Similarly, on the other side of the lifespan, another Big Ideas grant supported the creation of the Stanford Brain Organogenesis Program, which has developed an incredibly exciting platform for studying the earliest stages of human brain development – and disorders such as autism spectrum disorders – in brain organoid models grown from stem cells in the lab.

This project reflects one of the institute’s other strengths: our robust connection to faculty at the engineering school. There are so many exciting technologies that are being developed by Stanford engineers, many with institute support, such as an artificial retina, transcranial magnetic stimulation, and flexible electrodes. These new technologies will enable us to gain access to the biology of the human brain and make progress toward therapeutics.

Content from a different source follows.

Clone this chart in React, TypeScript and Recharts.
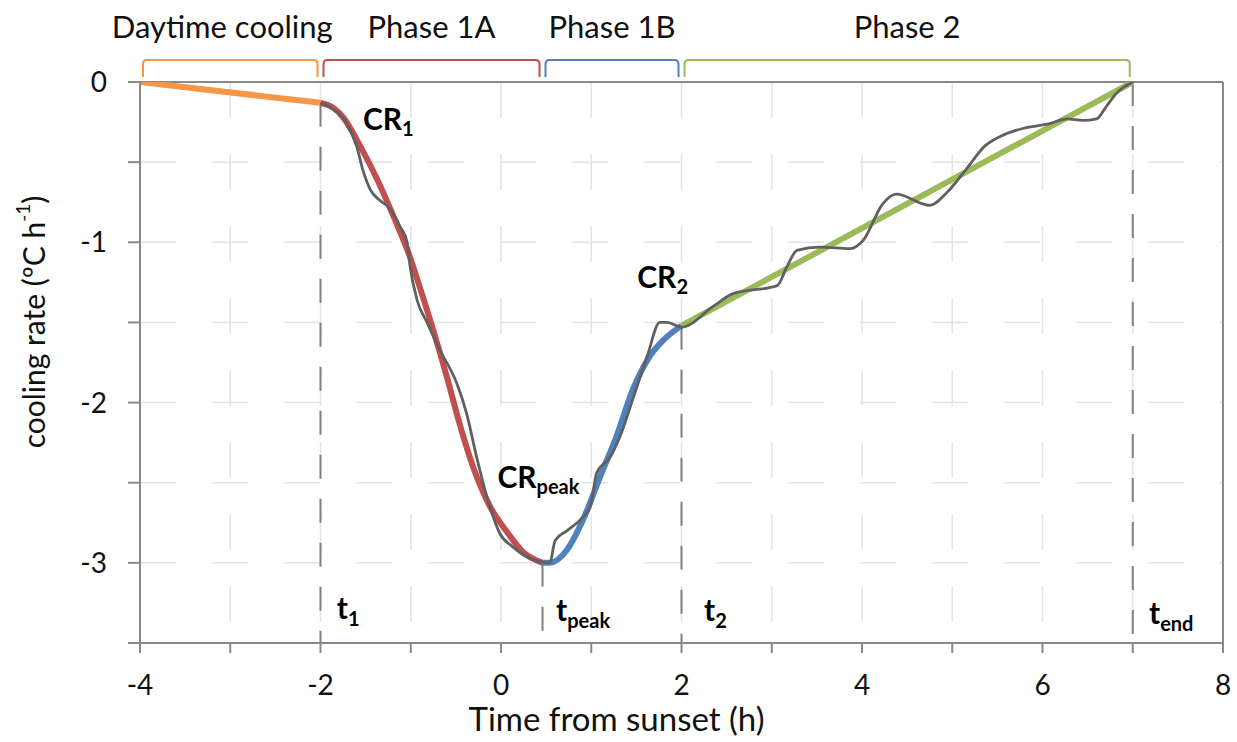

Okamura: I’d like to touch on another program called Neuroscience:Translate. We award grants that provide researchers with funding to take discoveries further and develop them into spinoff companies or clinical studies. It also connects researchers with, for example, experts in venture capital, commercialization, business, and intellectual property. This type of translation is not only about starting businesses and companies, but also about improving human lives. Neuroscience:Translate moves the science into translation and teaches researchers how to understand and participate in that process. Those are things that echo throughout our careers.

 

What have you learned in your role as a leader of the Wu Tsai Neurosciences Institute?

Okamura: I’m an engineer. I’m not trained in biology. Being part of a community that embraces people from different backgrounds with open arms and even welcomes us into leadership is amazing. Ultimately, we’re a group of people with a common goal – to improve society through neuroscience. It has been such a refreshing experience for me and a fantastic opportunity to get to know people from other parts of the university.

Shen: I second that, I’ve been in this role for a little over a year and it has been a tremendous learning experience. Learning how a university operates and how to represent the faculty and serve as a liaison has really opened my eyes to the work my colleagues at the institute are doing. It’s helped me advocate for my colleagues, turn our work into language the public can understand, and think about how we can have the biggest impact in the future.

Buckwalter: I have also discovered a lot about how the university runs and gained enormous respect for all my colleagues in neuroscience. I think one of the other big things I’ve learned is how to work as a team. Team science is sort of a buzzword, but it’s something that the institute excels at and for us it is much more than a buzzword. It helps us bring everyone together under one roof. I’m grateful for the opportunity to facilitate that and work with people who have different perspectives.

 

What are areas in which the neurosciences at Stanford can continue to grow as the Wu Tsai Neurosciences Institute enters its next decade?

Shen: Now that we have built this community of interdisciplinary researchers, we can engage them to make progress in understanding the brain’s basic functions while also solving problems with enormous human and societal impact.

Neuroscience has made remarkable progress in recent years, but much of what we know about the organization and function of neural circuits still derives from the study of animal models. Armed with powerful new technologies, from spatial transcriptomics to AI, we have a tremendous opportunity to leverage our growing understanding of the brain and apply it to advancing human health and well-being across the lifespan.